Reductive cleavage of SS-bond and fusion activity of SOS-Env. (a) Wild-type (lanes 1 and 2) and SOS (lanes 3 to 5), treated or not treated with 25 mM DTT (10 min at 37°C), were assayed either immediately after reduction (lanes 1 to 4) or after a 2-h incubation in phosphate-buffered saline (lane 5). (b) Dose dependence of the reductive cleavage of SS-bonds by DTT. (c) The extent of reductive cleavage of SOS as a function of DTT concentration determined from gels (as in b) as the ratio of total gp120 to the sum of gp120 and gp160 (open circles). In parallel experiments, the extent of fusion was quantified for SOS cells treated with DTT either before (solid triangles) or after (solid circles) incubation with target cells. The extent of fusion after cells expressing WT-Env were exposed to DTT for 10 min was the same as in the absence of the exposure (gray diamonds). (d) The extent of fusion between cells for WT-Env (gray diamonds) and SOS-Env (solid squares) as a function of DTT concentration continuously maintained for 2 h. The increase in the extent of SS-bond reduction with DTT concentration is shown (open squares).

FIG. 3.

SOS-Env is activated by DTT applied after but not before binding to target cells for 1 h at 37°C. The extent of fusion induced by SOS-Env (hatched bars) and WT-Env (open bars) is shown for different DTT treatment protocols.

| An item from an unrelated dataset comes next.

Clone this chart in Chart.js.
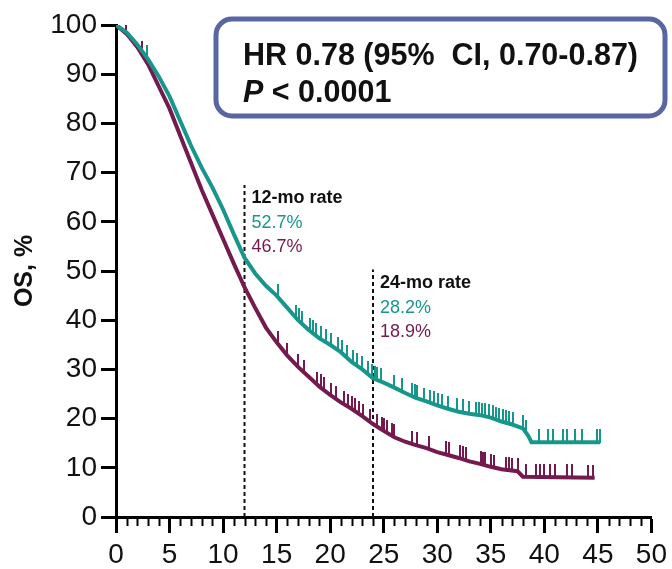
<!DOCTYPE html>
<html>
<head>
<meta charset="utf-8">
<script src="https://cdn.jsdelivr.net/npm/chart.js@4.4.1/dist/chart.umd.min.js"></script>
<style>
  body { margin: 0; background: #fff; }
  canvas { display: block; }
</style>
</head>
<body>
<canvas id="osChart" width="672" height="569"></canvas>
<script>
// KM curve: months and OS (%)
const tealMonths = [0, 1, 2, 3, 4, 5, 6, 7, 8, 9, 10, 11, 12, 13, 14, 15, 16, 17, 18, 19, 20, 21, 22, 23, 24, 25, 26, 27, 28, 29, 30, 31, 32, 33, 34, 35, 36, 37, 38, 38.5, 38.8, 45.2];
const tealOS = [100, 98.5, 96, 93, 89.5, 85.5, 80.5, 75.5, 71, 67, 62.5, 57.5, 52.7, 49.5, 47, 45, 42.5, 40, 38, 36.3, 35, 33.5, 31.5, 30, 28.2, 27.3, 26.3, 25.2, 24.2, 23.5, 22.7, 22, 21.4, 21, 20.7, 20.2, 19.4, 18.8, 18, 16.5, 15.2, 15.2];

const purpleMonths = [0, 1, 2, 3, 4, 5, 6, 7, 8, 9, 10, 11, 12, 13, 14, 15, 16, 17, 18, 19, 20, 21, 22, 23, 24, 25, 26, 27, 28, 29, 30, 31, 32, 33, 34, 35, 36, 37.5, 38, 44.7];
const purpleOS = [100, 98.2, 95.5, 92, 87.5, 83, 77.5, 72, 66.5, 61.5, 56.5, 51.5, 46.7, 42.5, 38.5, 35.5, 32.8, 30.5, 28.5, 26.5, 24.8, 23.3, 22, 20.5, 18.9, 17.5, 16.2, 15.3, 14.6, 14, 13.2, 12.6, 12, 11.3, 10.8, 10.2, 9.7, 9.3, 8.2, 8.0];

// censor marks (months)
const tealCensored = [2.9, 15.1, 16.8, 17.1, 17.4, 18.1, 18.4, 18.7, 19.1, 19.6, 20.1, 20.7, 21.1, 21.6, 22.1, 22.5, 23.0, 23.5, 23.9, 24.2, 24.4, 24.7, 26.0, 26.7, 27.6, 27.9, 28.1, 28.8, 29.3, 29.7, 30.1, 30.4, 31.0, 31.8, 32.4, 33.0, 33.6, 33.9, 34.2, 34.5, 34.8, 35.2, 35.5, 35.8, 36.1, 36.4, 36.7, 37.1, 38.0, 38.3, 39.5, 40.3, 40.8, 41.7, 42.1, 42.9, 43.5, 44.9, 45.2];
const purpleCensored = [0.2, 0.9, 2.4, 15.1, 16.0, 17.0, 17.6, 18.8, 19.1, 19.4, 20.1, 20.5, 21.3, 21.7, 22.0, 22.3, 22.7, 23.1, 23.7, 24.4, 24.8, 25.0, 25.3, 25.8, 26.0, 27.6, 28.1, 29.2, 30.8, 31.1, 32.1, 32.4, 32.7, 34.1, 34.3, 34.5, 35.0, 35.3, 36.4, 36.7, 37.0, 37.5, 38.3, 39.2, 39.6, 40.0, 40.5, 41.0, 42.1, 42.6, 44.1, 44.5];

// landmark lines and rates
const landmarkMonths = [12, 24];
const landmarkTops = [67.5, 50.3];
const landmarkTitles = ['12-mo rate', '24-mo rate'];
const tealRates = ['52.7%', '28.2%'];
const purpleRates = ['46.7%', '18.9%'];

const hrText = 'HR 0.78 (95%  CI, 0.70-0.87)';
const pText = ' < 0.0001';

const TEAL = '#17968b';
const PURPLE = '#741a4e';
const SANS = '"Liberation Sans", Arial, sans-serif';

// value of the drawn curve at month t (to sit censor ticks on the line)
function curveAt(months, os, t) {
  for (let i = 1; i < months.length; i++) {
    if (t <= months[i]) {
      const f = (t - months[i - 1]) / (months[i] - months[i - 1]);
      return os[i - 1] + f * (os[i] - os[i - 1]);
    }
  }
  return os[os.length - 1];
}

// vertical censor tick that rises from the point
function censorMark(color) {
  const c = document.createElement('canvas');
  c.width = 2;
  c.height = 26;
  const g = c.getContext('2d');
  g.fillStyle = color;
  g.fillRect(0, 0, 2, 14);
  return c;
}

const toPoints = (xs, ys) => xs.map((x, i) => ({ x, y: ys[i] }));

const datasets = [
  {
    data: toPoints(tealMonths, tealOS),
    borderColor: TEAL, borderWidth: 4, pointRadius: 0, tension: 0
  },
  {
    data: tealCensored.map(t => ({ x: t, y: curveAt(tealMonths, tealOS, t) })),
    showLine: false, pointStyle: censorMark(TEAL), pointRadius: 13
  },
  {
    data: toPoints(purpleMonths, purpleOS),
    borderColor: PURPLE, borderWidth: 4, pointRadius: 0, tension: 0
  },
  {
    data: purpleCensored.map(t => ({ x: t, y: curveAt(purpleMonths, purpleOS, t) })),
    showLine: false, pointStyle: censorMark(PURPLE), pointRadius: 13
  }
];

landmarkMonths.forEach((m, i) => {
  datasets.push({
    data: [{ x: m, y: 0 }, { x: m, y: landmarkTops[i] }],
    borderColor: '#111', borderWidth: 2, borderDash: [4, 3], pointRadius: 0
  });
});

const annotations = {
  id: 'annotations',
  afterDraw(chart) {
    const { ctx, scales: { x, y } } = chart;
    ctx.save();

    // minor ticks on the x axis
    ctx.strokeStyle = '#000';
    ctx.lineWidth = 2;
    for (let v = 0; v <= 50; v++) {
      if (v % 5 === 0) continue;
      const px = Math.round(x.getPixelForValue(v)) + 0.5;
      ctx.beginPath();
      ctx.moveTo(px, y.bottom);
      ctx.lineTo(px, y.bottom + 9);
      ctx.stroke();
    }

    // landmark labels
    landmarkMonths.forEach((m, i) => {
      const px = x.getPixelForValue(m) + 7;
      const top = y.getPixelForValue(landmarkTops[i]);
      ctx.textBaseline = 'alphabetic';
      ctx.textAlign = 'left';
      ctx.font = 'bold 18px ' + SANS;
      ctx.fillStyle = '#111';
      ctx.fillText(landmarkTitles[i], px, top + 18);
      ctx.font = '18px ' + SANS;
      ctx.fillStyle = TEAL;
      ctx.fillText(tealRates[i], px, top + 43);
      ctx.fillStyle = PURPLE;
      ctx.fillText(purpleRates[i], px, top + 67);
    });

    // HR box
    ctx.lineWidth = 5;
    ctx.strokeStyle = '#5a66a3';
    ctx.beginPath();
    ctx.roundRect(216, 19, 449, 97, 16);
    ctx.stroke();

    ctx.fillStyle = '#111';
    ctx.font = 'bold 30.5px ' + SANS;
    ctx.fillText(hrText, 243, 65);
    ctx.font = 'italic bold 30.5px ' + SANS;
    ctx.fillText('P', 243, 102);
    const pw = ctx.measureText('P').width;
    ctx.font = 'bold 30.5px ' + SANS;
    ctx.fillText(pText, 243 + pw, 102);

    ctx.restore();
  }
};

const ctx = document.getElementById('osChart').getContext('2d');
const osChart = new Chart(ctx, {
  type: 'line',
  data: { datasets },
  options: {
    responsive: false,
    animation: false,
    devicePixelRatio: 1,
    layout: { padding: { top: 25, right: 15, left: 0, bottom: 0 } },
    plugins: { legend: { display: false }, tooltip: { enabled: false } },
    scales: {
      x: {
        type: 'linear',
        min: 0,
        max: 50,
        afterFit: s => { s.height = 52; },
        border: { color: '#000', width: 3 },
        grid: {
          drawOnChartArea: false,
          tickLength: 16,
          tickWidth: 3,
          tickColor: c => (c.tick && c.tick.value % 5 === 0) ? '#000' : 'rgba(0,0,0,0)'
        },
        ticks: {
          stepSize: 1,
          autoSkip: false,
          maxRotation: 0,
          padding: 5,
          color: '#111',
          font: { family: SANS, size: 28 },
          callback: v => v % 5 === 0 ? v : ''
        }
      },
      y: {
        min: 0,
        max: 100,
        afterFit: s => { s.width = 116; },
        border: { color: '#000', width: 3 },
        grid: { drawOnChartArea: false, tickLength: 15, tickWidth: 3, tickColor: '#000' },
        ticks: {
          stepSize: 10,
          padding: 4,
          color: '#111',
          font: { family: SANS, size: 28 }
        },
        title: {
          display: true,
          text: 'OS, %',
          color: '#111',
          font: { family: SANS, size: 25, weight: 'bold' },
          padding: { top: 10, bottom: 0 }
        }
      }
    }
  },
  plugins: [annotations]
});
</script>
</body>
</html>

In all cases, 25 mM DTT was maintained for 10 min at 37°C. In separate experiments, SOS cells were incubated with 25 μg of sCD4 per ml before the SS-bond was reduced with DTT (last two bars).

FIG. 4.

DTT activates SOS-Env after SOS-Env engages coreceptor of the target cell. (a) Extent of fusion induced by SOS-Env (cross-hatched bars) and by WT-Env (open bars) after the inhibitory 2D7 antibody was added to SOS cells and target cells either pre- or postbinding. (b) Kinetics of wild-type Env-induced fusion (solid symbols) and formation of a DTT-activatable state as a function of time of coincubating SOS cells with target cells (open symbols). Cells expressing SOS-Env and WT-Env were either treated (open and solid circles, respectively) or not treated (open and solid triangles, respectively) with DTT prior to incubation with target cells.

FIG. 5.

Characterization of fusion intermediate arrested by SS-bonds. SOS and target cells arrested at the committed state were exposed to 0.5 mM CPZ either before (second bar) or after (third bar) DTT treatment. Alternatively, cells captured at the committed state and treated with DTT were allowed to bind the C34 (0.4 μM) or N36 (25 μM) peptide and then brought back to the optimal temperature (fourth and fifth bars, respectively).

FIG. 6.

Model for membrane fusion mediated by SOS-Env. The SS-bonds between gp120 (light purple) and gp41 (dark purple) of SOS-Env are shown by red starbursts. CD4 is green, and CCR5 is dark cyan. The fusion peptides (red arrows) insert into the target cell membrane at the committed state. The amino-terminal trimeric coiled coil of gp41 is shown as three abutted red cylinders, and the carboxy-terminal heptad repeat regions are shown by blue cylinders. The gp120 subunits, after disengagement from gp41, are shown as being paler than before disengagement. Reduction of the SS-bonds allows gp41 to fold into a prebundle conformation and induce hemifusion at a temperature that is not permissive for fusion or to fold into a six-helix bundle and induce fusion pore formation at the optimal temperature.